Freshness, price and colour/look of salmon were the most important factors to consumers in 2021 when buying salmon, consistent with 2019 respondents. However, more people thought information on the source and the sustainability of a product is important (27% in 2021 compared to 17% in 2019).  

Additionally, the majority of consumer respondents would be happy to pay more for a salmon product that claimed it was responsibly sourced (69% agreed or strongly agreed) and produced in an environmentally sustainable way (68% agreed or strongly agreed) in 2021.  


Most consumers look for the supermarket’s own ‘responsibly sourced’ labels/certification logos when considering which salmon product to purchase (43%). Two possible reasons for this include (a) the consumers not only trust but believe the responsibility of certification lies with the retailer, or/and (b) the consumer is not aware of what the other certification schemes mean. 

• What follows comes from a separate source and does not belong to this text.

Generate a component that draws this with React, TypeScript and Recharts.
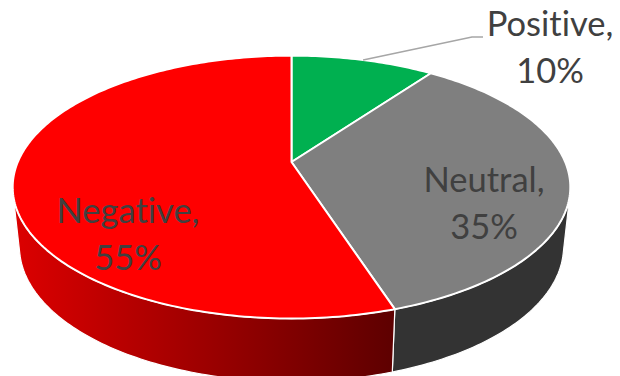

Supermarket preference for buying salmon

The majority of consumer respondents buy Scottish salmon from major retailers in 2021 (99%), consistent with 2019 consumers (100%).  The most popular supermarket for buying salmon was Tesco (20%). 

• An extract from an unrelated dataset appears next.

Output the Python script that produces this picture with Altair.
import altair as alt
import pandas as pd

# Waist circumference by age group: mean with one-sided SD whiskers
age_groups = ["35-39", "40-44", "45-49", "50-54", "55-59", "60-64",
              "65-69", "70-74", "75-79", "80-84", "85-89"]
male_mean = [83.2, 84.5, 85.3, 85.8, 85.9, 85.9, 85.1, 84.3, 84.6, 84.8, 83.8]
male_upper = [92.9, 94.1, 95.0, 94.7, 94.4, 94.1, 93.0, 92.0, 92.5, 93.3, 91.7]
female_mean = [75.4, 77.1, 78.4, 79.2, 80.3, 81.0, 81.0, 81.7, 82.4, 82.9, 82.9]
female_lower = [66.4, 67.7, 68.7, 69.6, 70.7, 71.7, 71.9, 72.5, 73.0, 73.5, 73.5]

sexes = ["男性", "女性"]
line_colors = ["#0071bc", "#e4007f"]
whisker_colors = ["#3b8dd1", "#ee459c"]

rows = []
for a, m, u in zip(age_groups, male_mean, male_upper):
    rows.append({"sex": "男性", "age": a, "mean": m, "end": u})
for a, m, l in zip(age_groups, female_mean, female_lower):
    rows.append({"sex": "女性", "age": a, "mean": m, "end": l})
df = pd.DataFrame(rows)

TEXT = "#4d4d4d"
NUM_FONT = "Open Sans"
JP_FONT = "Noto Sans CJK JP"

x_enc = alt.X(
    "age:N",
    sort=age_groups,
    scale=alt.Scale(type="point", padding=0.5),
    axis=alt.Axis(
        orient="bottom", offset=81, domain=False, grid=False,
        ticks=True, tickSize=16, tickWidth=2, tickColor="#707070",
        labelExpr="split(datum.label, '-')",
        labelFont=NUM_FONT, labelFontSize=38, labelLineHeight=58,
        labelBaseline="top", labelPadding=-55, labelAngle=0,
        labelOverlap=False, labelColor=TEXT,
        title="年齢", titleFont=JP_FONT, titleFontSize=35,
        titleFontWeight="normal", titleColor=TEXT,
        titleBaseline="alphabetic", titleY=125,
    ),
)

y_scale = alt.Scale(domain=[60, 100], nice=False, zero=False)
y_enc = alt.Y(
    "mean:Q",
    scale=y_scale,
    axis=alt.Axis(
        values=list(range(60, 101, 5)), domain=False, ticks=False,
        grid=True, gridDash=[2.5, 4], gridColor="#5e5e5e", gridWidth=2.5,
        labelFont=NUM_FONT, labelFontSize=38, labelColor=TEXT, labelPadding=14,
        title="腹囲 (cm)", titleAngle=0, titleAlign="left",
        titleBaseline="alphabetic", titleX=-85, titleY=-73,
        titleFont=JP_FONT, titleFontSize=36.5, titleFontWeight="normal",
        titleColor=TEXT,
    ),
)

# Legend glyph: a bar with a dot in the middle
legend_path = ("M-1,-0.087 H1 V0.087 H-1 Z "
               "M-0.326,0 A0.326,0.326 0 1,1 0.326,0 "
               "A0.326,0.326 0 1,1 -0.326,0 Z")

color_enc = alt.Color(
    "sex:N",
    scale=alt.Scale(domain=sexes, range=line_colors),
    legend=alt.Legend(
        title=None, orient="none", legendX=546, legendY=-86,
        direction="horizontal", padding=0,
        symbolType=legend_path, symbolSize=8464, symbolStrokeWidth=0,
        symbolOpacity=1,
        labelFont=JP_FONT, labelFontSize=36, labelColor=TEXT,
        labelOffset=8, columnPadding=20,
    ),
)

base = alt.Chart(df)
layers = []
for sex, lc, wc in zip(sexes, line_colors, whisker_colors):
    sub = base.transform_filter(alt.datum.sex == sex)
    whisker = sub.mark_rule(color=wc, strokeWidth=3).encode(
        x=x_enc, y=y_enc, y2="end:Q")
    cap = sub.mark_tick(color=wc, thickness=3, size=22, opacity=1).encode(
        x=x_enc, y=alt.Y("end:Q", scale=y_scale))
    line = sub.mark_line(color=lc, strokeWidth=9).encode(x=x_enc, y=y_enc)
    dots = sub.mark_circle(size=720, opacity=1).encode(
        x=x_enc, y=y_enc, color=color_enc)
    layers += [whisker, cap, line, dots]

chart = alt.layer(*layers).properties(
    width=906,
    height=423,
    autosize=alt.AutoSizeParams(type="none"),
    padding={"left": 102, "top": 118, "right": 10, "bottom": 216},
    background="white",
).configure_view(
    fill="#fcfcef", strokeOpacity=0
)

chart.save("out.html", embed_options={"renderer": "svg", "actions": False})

Download the 2021 consumer survey report here 


Fidra’s key asks

Based on this analysis, Fidra makes the following asks to retailers in order to improve traceability, transparency and reduce the environmental impacts of Scottish salmon farming:

  1. Retailers label all own brand Scottish salmon products with the name of the source farm. Having the name of the source farm on the label and/or a QR code, barcode or similar to link through to more information about on an individual farm level will show true accountability.
  2. Retailers support the development of a sustainability dashboard or equivalent database. Accessible, transparent, real-time information on environmental and sustainability issues available on a farm-by-farm basis online, would enable consumers to make informed choices.
  3. Retailers ensure they source their salmon from producers that meet the strictest regulatory and certification standards. Salmon should at minimum have an Excellent regulatory compliance record including Good or Excellent benthic survey results. Retailers should also be striving to source products that meet all the strictest criteria available through certification as specified by the ASC, Global GAP, Soil Association and RSPCA Assured.
  4. Retailers support calls for the Scottish salmon farming industry to reduce its environmental impacts. Environmental sustainability issues are clearly important to consumers, which needs to be reflected by farming practices. Central to this is reducing chemical treatments known to impact wildlife and antibiotics, moving towards more enclosed structures for treatment and waste capture, closing or moving poorly performing farms, and using more sustainable feed (including alternatives to marine ingredients).